Although venture capitalist investments in MENA-based startups fell by double digits last year, the sector remains resilient with prospects for 2024 looking significantly brighter, according to a report by Tenet Consulting.
The total number of deals closed in MENA in 2023 was 654, down from 864 the previous year, according to a report by the Dubai-based consulting firm. However, 2023 and 2022 were the absolute top years for MENA startups and scaleups seeking capital, with record amounts of money flowing into their coffers.
In a calmer market, investors sought safety in their investments and scaled back on riskier pre-seed and early stage fundraising, focusing instead on later stage fundraising from more established players.
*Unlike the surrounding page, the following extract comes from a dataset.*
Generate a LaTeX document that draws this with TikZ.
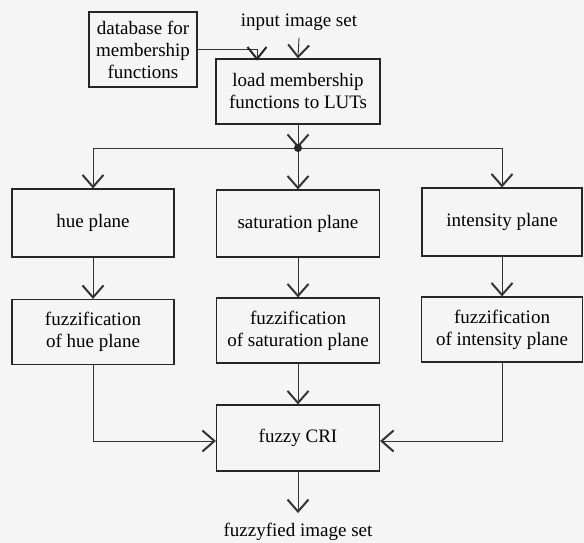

The slowdown in venture capital investment was not unique to the MENA region, but was a trend seen across the world: Tenet Consulting, citing data from Pitchbook, said both the number of deals and total deal value declined.
However, the Middle East was rated more resilient than other regions due to the region’s strong economies, resilient labor markets, and the fact that heavy investment is being made by government institutions that are less susceptible to short-term shocks.
Bright prospects
Looking ahead to 2024, Tenet Consulting said it expects a recovery in dealmaking, mainly due to more positive deal fundamentals.
Alexei Bogdanov, partner at Tenet Consulting, says falling interest rates are one of them: “An expected fall in interest rates will have a significant impact on valuation trends. Lower interest rates generally translate into lower borrowing costs, which incentivizes companies to pursue expansion strategies such as mergers and acquisitions.”
The study predicts that startups based in Saudi Arabia and the UAE will continue to dominate regional investment.
Earlier this year, Bain & Company released a study that drew similar conclusions about the mid- and large-cap segments of the Middle East M&A market, and the EY report paints a similar picture for the IPO market.